Besonders kritisch wird es, wenn das Team dem Fahrer nicht genug Vertrauen schenkt, seinen eigenen Weg mit dem Bike zu gehen. „Wenn du jemanden wie Larry Brooks (Teamchef von Roczen) hast, der dir glaubt – dann kannst du Gas geben. Wenn nicht, fährst du gegen eine Wand.“
Baustelle Gefühl – wie viel Mitspracherecht hat Prado?
Roczen vermutet, dass Prado aktuell noch zu wenig Einfluss auf die Entwicklung seiner Maschine hat. „Ich will immer genau wissen, was verändert wird – nur so kann ich ein Gefühl dafür entwickeln.“ Dieses techniknahe Verständnis sei entscheidend, um langfristig das perfekte Setup zu finden. „Wenn Jorge das noch fehlt – oder seine Rückmeldungen nicht richtig umgesetzt werden – wird’s schwierig.“
Neue Strecken, neue Probleme?
Ein weiterer Aspekt: die Strecken in den USA. Breiter, schneller, weniger Zeit zum Lernen – da kann man als Neuling schon mal ins Schwimmen kommen. Aber: „Die GPs sind vielleicht variantenreicher, aber nicht grundsätzlich schwieriger“, so Roczen.
Prado habe viele der US-Kurse bereits über TV oder Online verfolgt, kennt Linien und Layouts theoretisch bestens. „Am Ende musst du einfach schnell adaptieren.
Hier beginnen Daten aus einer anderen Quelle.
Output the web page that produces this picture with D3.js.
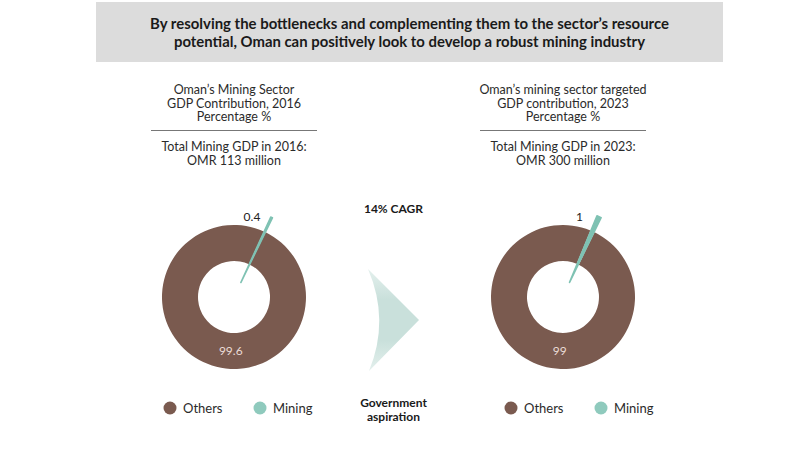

Und das kriegen manche besser hin als andere.“
Timing & Erwartungsdruck: Ist Prado zu spät gekommen?
Auch die Karrierephase spielt eine Rolle. Roczen kam jung und hungrig – als 250er-Fahrer ohne Erwartungsdruck. Prado dagegen wechselt als gestandener Champion in die 450er-Klasse. Die Erwartung: Sofort abliefern.
„Er ist kein Kind mehr. Er hat Titel. Da schaut jeder genau hin.“ Gleichzeitig, so Roczen, sei das Umfeld heute professioneller. „Es gibt viel mehr Unterstützung und Austausch. 2011 war’s eher: Flugticket, Helm auf, los geht’s.“
Roczens Fazit: „Er wird es packen – aber wie lange dauert’s?“
Trotz aller Kritik bleibt Ken Roczen positiv gestimmt: „Ich bin sicher, er wird’s rausfinden.“ Doch der Deutsche stellt die entscheidende Frage: Wie lange braucht Prado noch – und reicht es dann, um gegen Fahrer wie Jett Lawrence, Eli Tomac oder Aaron Plessinger zu gewinnen?
„Aktuell ist es eine Baustelle“, sagt Roczen bildhaft. „Du brauchst Zeit, du brauchst Geduld – und du musst tief graben, um zu finden, was du brauchst, um dich wohlzufühlen.“
Zwischen Hoffnungen und Fragezeichen
Die Erwartungshaltung bleibt hoch. Jorge Prado ist nicht zum Lernen gekommen – sondern um zu gewinnen. Doch der Weg durch Amerikas Motocross-System ist tückisch. Mit Ken Roczen hat er einen der wenigen, der versteht, wie es sich anfühlt, wenn ein ganzes Land zusieht – und du dich selbst noch suchst.